=== Task description ===
Reproduce the listing below without changes, except that pictures are left out.

=== Information shown ===
______

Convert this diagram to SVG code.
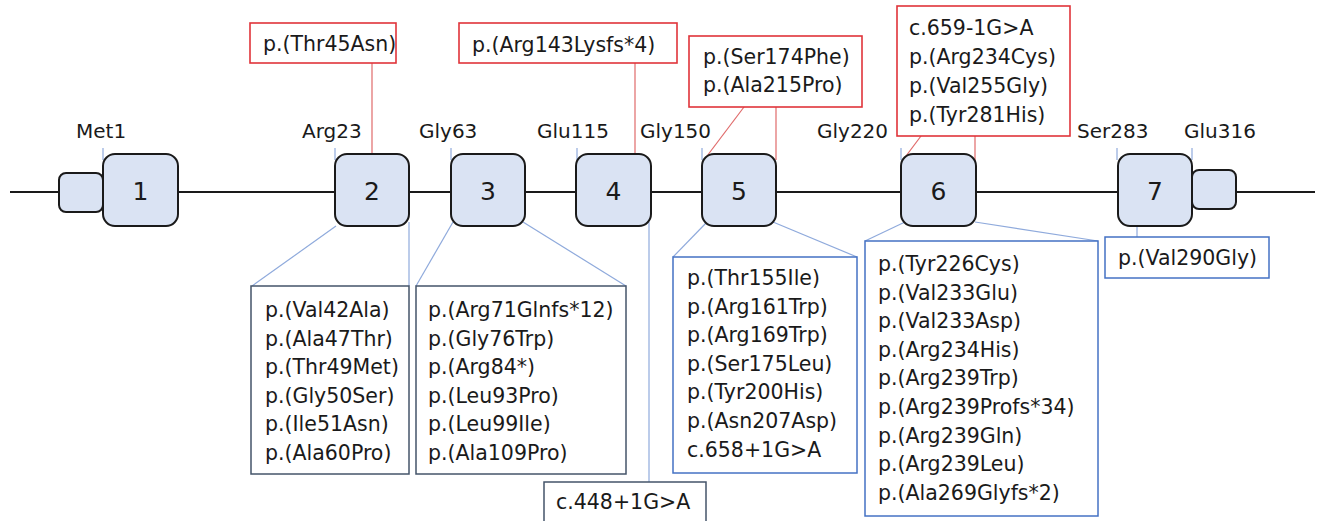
<svg xmlns="http://www.w3.org/2000/svg" width="1319" height="521" viewBox="0 0 1319 521">
<style>
text{font-family:"DejaVu Sans","Liberation Sans",sans-serif;fill:#1a1a1a}
.t{font-size:20.5px}
.pos{font-size:20px}
.num{font-size:25px;text-anchor:middle;dominant-baseline:central}
.exon{fill:#dae3f3;stroke:#1a1a1a;stroke-width:2}
.red{fill:#fff;stroke:#e0343a;stroke-width:1.6}
.dbox{fill:#fff;stroke:#44546a;stroke-width:1.5}
.bbox{fill:#fff;stroke:#4472c4;stroke-width:1.5}
.rl{stroke:#e06a6a;stroke-width:1.2;fill:none}
.bl{stroke:#8faadc;stroke-width:1.2;fill:none}
.tick{stroke:#8faadc;stroke-width:1.2}
</style>
<g id="backbone"><line x1="10" y1="192" x2="1315" y2="192" stroke="#1a1a1a" stroke-width="2.2"/></g>
<g id="connectors">
<line class="tick" x1="103" y1="148" x2="103" y2="160"/>
<line class="tick" x1="335" y1="148" x2="335" y2="160"/>
<line class="tick" x1="451" y1="148" x2="451" y2="160"/>
<line class="tick" x1="577" y1="148" x2="577" y2="160"/>
<line class="tick" x1="702" y1="148" x2="702" y2="160"/>
<line class="tick" x1="901" y1="148" x2="901" y2="160"/>
<line class="tick" x1="1117" y1="148" x2="1117" y2="160"/>
<line class="tick" x1="1192" y1="148" x2="1192" y2="160"/>
<line class="rl" x1="372" y1="63" x2="372" y2="154"/>
<line class="rl" x1="635" y1="63" x2="635" y2="154"/>
<line class="rl" x1="744" y1="107" x2="704" y2="160"/>
<line class="rl" x1="776" y1="107" x2="776" y2="160"/>
<line class="rl" x1="921" y1="136" x2="903" y2="160"/>
<line class="rl" x1="975" y1="136" x2="975" y2="162"/>
<line class="bl" x1="336" y1="226" x2="252" y2="286"/>
<line class="bl" x1="409" y1="222" x2="409" y2="286"/>
<line class="bl" x1="453" y1="222" x2="416" y2="286"/>
<line class="bl" x1="523" y1="222" x2="626" y2="286"/>
<line class="bl" x1="649" y1="222" x2="649" y2="482"/>
<line class="bl" x1="707" y1="222" x2="673" y2="257"/>
<line class="bl" x1="773" y1="222" x2="857" y2="257"/>
<line class="bl" x1="905" y1="222" x2="865" y2="241"/>
<line class="bl" x1="975" y1="222" x2="1098" y2="241"/>
<line class="bl" x1="1137" y1="225" x2="1137" y2="237"/>
</g>
<g id="utr5"><rect class="exon" x="59" y="173" width="44" height="39" rx="7"/></g>
<g id="utr3"><rect class="exon" x="1192" y="170" width="44" height="39" rx="7"/></g>
<g id="exon1"><rect class="exon" x="103" y="154" width="75" height="72" rx="12"/><text class="num" x="140.5" y="191">1</text></g>
<g id="exon2"><rect class="exon" x="335" y="154" width="74" height="72" rx="12"/><text class="num" x="372" y="191">2</text></g>
<g id="exon3"><rect class="exon" x="451" y="154" width="74" height="72" rx="12"/><text class="num" x="488" y="191">3</text></g>
<g id="exon4"><rect class="exon" x="576" y="154" width="75" height="72" rx="12"/><text class="num" x="613.5" y="191">4</text></g>
<g id="exon5"><rect class="exon" x="702" y="154" width="74" height="72" rx="12"/><text class="num" x="739" y="191">5</text></g>
<g id="exon6"><rect class="exon" x="901" y="154" width="75" height="72" rx="12"/><text class="num" x="938.5" y="191">6</text></g>
<g id="exon7"><rect class="exon" x="1118" y="154" width="74" height="72" rx="12"/><text class="num" x="1155" y="191">7</text></g>
<g id="positions">
<text class="pos" x="76" y="138">Met1</text>
<text class="pos" x="302" y="138">Arg23</text>
<text class="pos" x="419" y="138">Gly63</text>
<text class="pos" x="537" y="138">Glu115</text>
<text class="pos" x="640" y="138">Gly150</text>
<text class="pos" x="817" y="138">Gly220</text>
<text class="pos" x="1077" y="138">Ser283</text>
<text class="pos" x="1184" y="138">Glu316</text>
</g>
<g id="red1"><rect class="red" x="250" y="23" width="146" height="40"/><text class="t" x="263" y="51">p.(Thr45Asn)</text></g>
<g id="red4"><rect class="red" x="459" y="23" width="218" height="40"/><text class="t" x="472" y="52">p.(Arg143Lysfs*4)</text></g>
<g id="red5"><rect class="red" x="689" y="36" width="173" height="71"/><text class="t" x="703" y="64">p.(Ser174Phe)</text><text class="t" x="703" y="92">p.(Ala215Pro)</text></g>
<g id="red6"><rect class="red" x="897" y="6" width="173" height="130"/><text class="t" x="909" y="35">c.659-1G&gt;A</text><text class="t" x="909" y="64">p.(Arg234Cys)</text><text class="t" x="909" y="93">p.(Val255Gly)</text><text class="t" x="909" y="122">p.(Tyr281His)</text></g>
<g id="box2"><rect class="dbox" x="251" y="286" width="158" height="188"/>
<text class="t" x="265" y="317">p.(Val42Ala)</text><text class="t" x="265" y="345.6">p.(Ala47Thr)</text><text class="t" x="265" y="374.2">p.(Thr49Met)</text><text class="t" x="265" y="402.8">p.(Gly50Ser)</text><text class="t" x="265" y="431.4">p.(Ile51Asn)</text><text class="t" x="265" y="460">p.(Ala60Pro)</text></g>
<g id="box3"><rect class="dbox" x="416" y="286" width="210" height="188"/>
<text class="t" x="428" y="317">p.(Arg71Glnfs*12)</text><text class="t" x="428" y="345.6">p.(Gly76Trp)</text><text class="t" x="428" y="374.2">p.(Arg84*)</text><text class="t" x="428" y="402.8">p.(Leu93Pro)</text><text class="t" x="428" y="431.4">p.(Leu99Ile)</text><text class="t" x="428" y="460">p.(Ala109Pro)</text></g>
<g id="box4"><rect class="dbox" x="544" y="482" width="162" height="50"/><text class="t" x="556" y="509">c.448+1G&gt;A</text></g>
<g id="box5"><rect class="bbox" x="673" y="257" width="184" height="216"/>
<text class="t" x="687" y="285">p.(Thr155Ile)</text><text class="t" x="687" y="313.6">p.(Arg161Trp)</text><text class="t" x="687" y="342.2">p.(Arg169Trp)</text><text class="t" x="687" y="370.8">p.(Ser175Leu)</text><text class="t" x="687" y="399.4">p.(Tyr200His)</text><text class="t" x="687" y="428">p.(Asn207Asp)</text><text class="t" x="687" y="456.6">c.658+1G&gt;A</text></g>
<g id="box6"><rect class="bbox" x="865" y="241" width="233" height="275"/>
<text class="t" x="878" y="271">p.(Tyr226Cys)</text><text class="t" x="878" y="299.6">p.(Val233Glu)</text><text class="t" x="878" y="328.2">p.(Val233Asp)</text><text class="t" x="878" y="356.8">p.(Arg234His)</text><text class="t" x="878" y="385.4">p.(Arg239Trp)</text><text class="t" x="878" y="414">p.(Arg239Profs*34)</text><text class="t" x="878" y="442.6">p.(Arg239Gln)</text><text class="t" x="878" y="471.2">p.(Arg239Leu)</text><text class="t" x="878" y="499.8">p.(Ala269Glyfs*2)</text></g>
<g id="box7"><rect class="bbox" x="1105" y="237" width="164" height="41"/><text class="t" x="1118" y="265">p.(Val290Gly)</text></g>
</svg>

______

=== Task result ===
Convert this diagram to SVG code.
<svg xmlns="http://www.w3.org/2000/svg" width="1319" height="521" viewBox="0 0 1319 521">
<style>
text{font-family:"DejaVu Sans","Liberation Sans",sans-serif;fill:#1a1a1a}
.t{font-size:20.5px}
.pos{font-size:20px}
.num{font-size:25px;text-anchor:middle;dominant-baseline:central}
.exon{fill:#dae3f3;stroke:#1a1a1a;stroke-width:2}
.red{fill:#fff;stroke:#e0343a;stroke-width:1.6}
.dbox{fill:#fff;stroke:#44546a;stroke-width:1.5}
.bbox{fill:#fff;stroke:#4472c4;stroke-width:1.5}
.rl{stroke:#e06a6a;stroke-width:1.2;fill:none}
.bl{stroke:#8faadc;stroke-width:1.2;fill:none}
.tick{stroke:#8faadc;stroke-width:1.2}
</style>
<g id="backbone"><line x1="10" y1="192" x2="1315" y2="192" stroke="#1a1a1a" stroke-width="2.2"/></g>
<g id="connectors">
<line class="tick" x1="103" y1="148" x2="103" y2="160"/>
<line class="tick" x1="335" y1="148" x2="335" y2="160"/>
<line class="tick" x1="451" y1="148" x2="451" y2="160"/>
<line class="tick" x1="577" y1="148" x2="577" y2="160"/>
<line class="tick" x1="702" y1="148" x2="702" y2="160"/>
<line class="tick" x1="901" y1="148" x2="901" y2="160"/>
<line class="tick" x1="1117" y1="148" x2="1117" y2="160"/>
<line class="tick" x1="1192" y1="148" x2="1192" y2="160"/>
<line class="rl" x1="372" y1="63" x2="372" y2="154"/>
<line class="rl" x1="635" y1="63" x2="635" y2="154"/>
<line class="rl" x1="744" y1="107" x2="704" y2="160"/>
<line class="rl" x1="776" y1="107" x2="776" y2="160"/>
<line class="rl" x1="921" y1="136" x2="903" y2="160"/>
<line class="rl" x1="975" y1="136" x2="975" y2="162"/>
<line class="bl" x1="336" y1="226" x2="252" y2="286"/>
<line class="bl" x1="409" y1="222" x2="409" y2="286"/>
<line class="bl" x1="453" y1="222" x2="416" y2="286"/>
<line class="bl" x1="523" y1="222" x2="626" y2="286"/>
<line class="bl" x1="649" y1="222" x2="649" y2="482"/>
<line class="bl" x1="707" y1="222" x2="673" y2="257"/>
<line class="bl" x1="773" y1="222" x2="857" y2="257"/>
<line class="bl" x1="905" y1="222" x2="865" y2="241"/>
<line class="bl" x1="975" y1="222" x2="1098" y2="241"/>
<line class="bl" x1="1137" y1="225" x2="1137" y2="237"/>
</g>
<g id="utr5"><rect class="exon" x="59" y="173" width="44" height="39" rx="7"/></g>
<g id="utr3"><rect class="exon" x="1192" y="170" width="44" height="39" rx="7"/></g>
<g id="exon1"><rect class="exon" x="103" y="154" width="75" height="72" rx="12"/><text class="num" x="140.5" y="191">1</text></g>
<g id="exon2"><rect class="exon" x="335" y="154" width="74" height="72" rx="12"/><text class="num" x="372" y="191">2</text></g>
<g id="exon3"><rect class="exon" x="451" y="154" width="74" height="72" rx="12"/><text class="num" x="488" y="191">3</text></g>
<g id="exon4"><rect class="exon" x="576" y="154" width="75" height="72" rx="12"/><text class="num" x="613.5" y="191">4</text></g>
<g id="exon5"><rect class="exon" x="702" y="154" width="74" height="72" rx="12"/><text class="num" x="739" y="191">5</text></g>
<g id="exon6"><rect class="exon" x="901" y="154" width="75" height="72" rx="12"/><text class="num" x="938.5" y="191">6</text></g>
<g id="exon7"><rect class="exon" x="1118" y="154" width="74" height="72" rx="12"/><text class="num" x="1155" y="191">7</text></g>
<g id="positions">
<text class="pos" x="76" y="138">Met1</text>
<text class="pos" x="302" y="138">Arg23</text>
<text class="pos" x="419" y="138">Gly63</text>
<text class="pos" x="537" y="138">Glu115</text>
<text class="pos" x="640" y="138">Gly150</text>
<text class="pos" x="817" y="138">Gly220</text>
<text class="pos" x="1077" y="138">Ser283</text>
<text class="pos" x="1184" y="138">Glu316</text>
</g>
<g id="red1"><rect class="red" x="250" y="23" width="146" height="40"/><text class="t" x="263" y="51">p.(Thr45Asn)</text></g>
<g id="red4"><rect class="red" x="459" y="23" width="218" height="40"/><text class="t" x="472" y="52">p.(Arg143Lysfs*4)</text></g>
<g id="red5"><rect class="red" x="689" y="36" width="173" height="71"/><text class="t" x="703" y="64">p.(Ser174Phe)</text><text class="t" x="703" y="92">p.(Ala215Pro)</text></g>
<g id="red6"><rect class="red" x="897" y="6" width="173" height="130"/><text class="t" x="909" y="35">c.659-1G&gt;A</text><text class="t" x="909" y="64">p.(Arg234Cys)</text><text class="t" x="909" y="93">p.(Val255Gly)</text><text class="t" x="909" y="122">p.(Tyr281His)</text></g>
<g id="box2"><rect class="dbox" x="251" y="286" width="158" height="188"/>
<text class="t" x="265" y="317">p.(Val42Ala)</text><text class="t" x="265" y="345.6">p.(Ala47Thr)</text><text class="t" x="265" y="374.2">p.(Thr49Met)</text><text class="t" x="265" y="402.8">p.(Gly50Ser)</text><text class="t" x="265" y="431.4">p.(Ile51Asn)</text><text class="t" x="265" y="460">p.(Ala60Pro)</text></g>
<g id="box3"><rect class="dbox" x="416" y="286" width="210" height="188"/>
<text class="t" x="428" y="317">p.(Arg71Glnfs*12)</text><text class="t" x="428" y="345.6">p.(Gly76Trp)</text><text class="t" x="428" y="374.2">p.(Arg84*)</text><text class="t" x="428" y="402.8">p.(Leu93Pro)</text><text class="t" x="428" y="431.4">p.(Leu99Ile)</text><text class="t" x="428" y="460">p.(Ala109Pro)</text></g>
<g id="box4"><rect class="dbox" x="544" y="482" width="162" height="50"/><text class="t" x="556" y="509">c.448+1G&gt;A</text></g>
<g id="box5"><rect class="bbox" x="673" y="257" width="184" height="216"/>
<text class="t" x="687" y="285">p.(Thr155Ile)</text><text class="t" x="687" y="313.6">p.(Arg161Trp)</text><text class="t" x="687" y="342.2">p.(Arg169Trp)</text><text class="t" x="687" y="370.8">p.(Ser175Leu)</text><text class="t" x="687" y="399.4">p.(Tyr200His)</text><text class="t" x="687" y="428">p.(Asn207Asp)</text><text class="t" x="687" y="456.6">c.658+1G&gt;A</text></g>
<g id="box6"><rect class="bbox" x="865" y="241" width="233" height="275"/>
<text class="t" x="878" y="271">p.(Tyr226Cys)</text><text class="t" x="878" y="299.6">p.(Val233Glu)</text><text class="t" x="878" y="328.2">p.(Val233Asp)</text><text class="t" x="878" y="356.8">p.(Arg234His)</text><text class="t" x="878" y="385.4">p.(Arg239Trp)</text><text class="t" x="878" y="414">p.(Arg239Profs*34)</text><text class="t" x="878" y="442.6">p.(Arg239Gln)</text><text class="t" x="878" y="471.2">p.(Arg239Leu)</text><text class="t" x="878" y="499.8">p.(Ala269Glyfs*2)</text></g>
<g id="box7"><rect class="bbox" x="1105" y="237" width="164" height="41"/><text class="t" x="1118" y="265">p.(Val290Gly)</text></g>
</svg>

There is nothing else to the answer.